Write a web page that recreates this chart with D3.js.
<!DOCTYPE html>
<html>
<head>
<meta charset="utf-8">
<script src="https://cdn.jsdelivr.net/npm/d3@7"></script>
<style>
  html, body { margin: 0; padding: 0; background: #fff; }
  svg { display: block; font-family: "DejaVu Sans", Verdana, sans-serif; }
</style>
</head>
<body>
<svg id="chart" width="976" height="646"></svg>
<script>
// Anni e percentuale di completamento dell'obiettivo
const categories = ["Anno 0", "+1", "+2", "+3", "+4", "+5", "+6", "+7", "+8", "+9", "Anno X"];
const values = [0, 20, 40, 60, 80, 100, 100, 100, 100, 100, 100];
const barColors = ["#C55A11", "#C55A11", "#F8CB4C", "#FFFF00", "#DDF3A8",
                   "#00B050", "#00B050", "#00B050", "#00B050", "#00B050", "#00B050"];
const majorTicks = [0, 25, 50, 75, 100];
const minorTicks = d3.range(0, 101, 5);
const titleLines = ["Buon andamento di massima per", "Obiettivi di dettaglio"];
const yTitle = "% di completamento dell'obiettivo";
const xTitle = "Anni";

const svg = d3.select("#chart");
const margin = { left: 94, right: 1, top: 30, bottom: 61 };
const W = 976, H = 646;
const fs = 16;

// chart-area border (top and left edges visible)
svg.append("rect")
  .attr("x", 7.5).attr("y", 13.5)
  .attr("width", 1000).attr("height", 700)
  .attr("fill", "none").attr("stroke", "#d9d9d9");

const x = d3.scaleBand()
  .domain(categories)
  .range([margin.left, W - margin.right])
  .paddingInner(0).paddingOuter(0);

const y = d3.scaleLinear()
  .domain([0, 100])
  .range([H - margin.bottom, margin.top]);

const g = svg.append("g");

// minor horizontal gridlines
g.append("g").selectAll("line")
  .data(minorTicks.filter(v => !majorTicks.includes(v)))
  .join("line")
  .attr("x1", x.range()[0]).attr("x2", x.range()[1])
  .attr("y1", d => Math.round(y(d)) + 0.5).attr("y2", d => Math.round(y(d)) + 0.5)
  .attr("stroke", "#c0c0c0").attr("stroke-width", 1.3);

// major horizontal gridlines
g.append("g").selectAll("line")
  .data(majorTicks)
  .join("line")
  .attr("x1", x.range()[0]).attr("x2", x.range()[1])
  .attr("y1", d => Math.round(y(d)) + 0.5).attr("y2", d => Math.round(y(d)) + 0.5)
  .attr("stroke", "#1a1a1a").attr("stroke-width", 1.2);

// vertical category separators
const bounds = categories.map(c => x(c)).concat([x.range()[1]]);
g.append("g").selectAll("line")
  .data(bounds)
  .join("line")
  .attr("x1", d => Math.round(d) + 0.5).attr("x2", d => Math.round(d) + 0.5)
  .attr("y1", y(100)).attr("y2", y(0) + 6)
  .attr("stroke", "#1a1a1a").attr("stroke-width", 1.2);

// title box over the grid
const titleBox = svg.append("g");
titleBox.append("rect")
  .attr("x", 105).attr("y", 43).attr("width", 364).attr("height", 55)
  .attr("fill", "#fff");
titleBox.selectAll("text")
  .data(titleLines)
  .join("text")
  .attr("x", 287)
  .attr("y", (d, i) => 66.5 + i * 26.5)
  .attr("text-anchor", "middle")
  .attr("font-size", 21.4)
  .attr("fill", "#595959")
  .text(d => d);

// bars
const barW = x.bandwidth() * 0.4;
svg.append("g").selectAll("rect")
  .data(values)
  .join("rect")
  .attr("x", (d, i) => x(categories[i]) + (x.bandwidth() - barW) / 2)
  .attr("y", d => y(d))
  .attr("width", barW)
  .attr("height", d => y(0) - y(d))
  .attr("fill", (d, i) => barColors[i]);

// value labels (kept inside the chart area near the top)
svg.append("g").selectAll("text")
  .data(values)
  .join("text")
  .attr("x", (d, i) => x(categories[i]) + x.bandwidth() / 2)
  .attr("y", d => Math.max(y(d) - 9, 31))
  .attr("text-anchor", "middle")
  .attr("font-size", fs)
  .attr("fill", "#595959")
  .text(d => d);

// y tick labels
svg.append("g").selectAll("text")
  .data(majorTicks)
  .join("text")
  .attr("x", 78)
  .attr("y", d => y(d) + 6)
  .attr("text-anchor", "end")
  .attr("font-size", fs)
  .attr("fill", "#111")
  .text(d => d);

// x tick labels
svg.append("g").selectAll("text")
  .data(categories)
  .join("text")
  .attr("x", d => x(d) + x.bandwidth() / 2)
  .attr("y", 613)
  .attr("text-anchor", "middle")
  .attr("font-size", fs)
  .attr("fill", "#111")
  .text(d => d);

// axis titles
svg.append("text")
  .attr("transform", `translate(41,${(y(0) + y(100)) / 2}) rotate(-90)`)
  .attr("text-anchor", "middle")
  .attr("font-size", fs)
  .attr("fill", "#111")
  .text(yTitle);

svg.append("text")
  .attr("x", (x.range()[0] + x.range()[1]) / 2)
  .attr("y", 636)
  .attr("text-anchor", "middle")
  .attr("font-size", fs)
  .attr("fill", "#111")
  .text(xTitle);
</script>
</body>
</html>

.....

= Given exercise =
Go through the listing above and pull out each line containing the word "chart".

= Task answer =
Write a web page that recreates this chart with D3.js.
<svg id="chart" width="976" height="646"></svg>
const svg = d3.select("#chart");
// chart-area border (top and left edges visible)
// value labels (kept inside the chart area near the top)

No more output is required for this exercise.